Binarizing filtered noise changes the profile of the spectral density function as it introduces energy at frequencies that were filtered out (e.g., right graph in third row of Fig. 1). However, given that the energy at those frequencies is irrelevant (completely removing them should not affect performance), this small gain in energy should also be negligible for masking experiments. More importantly, the binarizing operation does not affect the expected constant spectral density across the frequencies within the pass-band (right graph in third row of Fig. 1).
Binarized-filtered noise requires less contrast than filtered noise to display the same expected energy at frequencies within the pass-band (right graph in bottom row of Fig. 1). Thus, by equating the total contrast range, the binarized-filtered noise would display more energy at the frequencies within the pass-band than the filtered noise. To illustrate this energy gain, the energy level at frequencies within the pass-band of binarized-filtered noise was compared with the one of filtered noise (filtered 1 octave below and above a given spatial frequency) given equated total contrast range.
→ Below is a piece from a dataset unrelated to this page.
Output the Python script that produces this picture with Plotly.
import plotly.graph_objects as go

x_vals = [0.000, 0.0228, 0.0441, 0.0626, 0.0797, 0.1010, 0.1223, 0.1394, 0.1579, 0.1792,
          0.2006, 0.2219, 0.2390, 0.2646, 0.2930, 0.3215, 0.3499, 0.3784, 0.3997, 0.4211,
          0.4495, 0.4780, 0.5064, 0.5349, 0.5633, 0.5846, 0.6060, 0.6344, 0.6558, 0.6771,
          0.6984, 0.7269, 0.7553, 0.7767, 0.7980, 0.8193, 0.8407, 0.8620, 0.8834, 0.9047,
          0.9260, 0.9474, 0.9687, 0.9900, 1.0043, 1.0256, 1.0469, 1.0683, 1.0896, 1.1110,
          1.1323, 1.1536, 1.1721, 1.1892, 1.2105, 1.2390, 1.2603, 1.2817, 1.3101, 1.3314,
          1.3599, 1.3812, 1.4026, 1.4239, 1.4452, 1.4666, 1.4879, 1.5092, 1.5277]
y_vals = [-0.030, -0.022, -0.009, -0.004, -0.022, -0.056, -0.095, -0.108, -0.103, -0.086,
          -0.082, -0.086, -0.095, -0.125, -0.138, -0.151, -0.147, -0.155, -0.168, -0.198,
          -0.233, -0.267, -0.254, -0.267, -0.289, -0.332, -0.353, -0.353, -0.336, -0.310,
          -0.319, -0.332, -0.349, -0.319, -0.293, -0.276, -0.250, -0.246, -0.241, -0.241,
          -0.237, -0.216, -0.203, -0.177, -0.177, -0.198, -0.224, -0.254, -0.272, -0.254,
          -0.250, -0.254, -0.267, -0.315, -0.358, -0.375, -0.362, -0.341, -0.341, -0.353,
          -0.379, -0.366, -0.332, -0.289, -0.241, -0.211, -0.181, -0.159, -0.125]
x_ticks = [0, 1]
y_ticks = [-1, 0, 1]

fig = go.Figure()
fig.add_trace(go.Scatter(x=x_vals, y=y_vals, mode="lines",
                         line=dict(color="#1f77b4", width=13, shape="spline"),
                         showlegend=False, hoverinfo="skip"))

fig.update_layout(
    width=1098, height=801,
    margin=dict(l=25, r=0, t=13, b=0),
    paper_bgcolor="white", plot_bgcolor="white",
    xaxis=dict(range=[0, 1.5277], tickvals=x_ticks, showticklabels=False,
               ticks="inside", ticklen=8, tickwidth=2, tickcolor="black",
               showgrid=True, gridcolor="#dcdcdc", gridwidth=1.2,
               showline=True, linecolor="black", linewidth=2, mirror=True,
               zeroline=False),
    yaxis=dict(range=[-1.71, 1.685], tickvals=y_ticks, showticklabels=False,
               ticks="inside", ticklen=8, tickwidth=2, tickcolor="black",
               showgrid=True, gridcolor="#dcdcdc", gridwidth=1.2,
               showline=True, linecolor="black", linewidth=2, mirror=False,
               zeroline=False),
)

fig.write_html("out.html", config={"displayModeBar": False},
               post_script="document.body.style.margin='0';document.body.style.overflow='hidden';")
As for Gaussian noise, the distribution of the samples of filtered noise also follows a Gaussian distribution theoretically extending over a wide contrast range (curves of left and right graphs in bottom row of Fig. 1). Filtered noise was therefore truncated so that it had a finite and well-defined contrast range. Figure 3 compares the energy at the frequencies within the pass-band of binarized-filtered noise with the truncated-filtered noise as a function of the truncation threshold given equated contrast range (i.e., the two binary values set to the positive and negative truncation thresholds). In this particular case, binarizing the noise and equating noise contrast was found to increase the noise energy by a factor of 3.3 and 6.7 when the filtered noise was truncated at ±2 and ±3 sd of its filtered distribution, respectively. This illustrates that binarizing filtered noise substantially increases the energy at the frequencies within the pass-band of filtered noise given equated contrast range.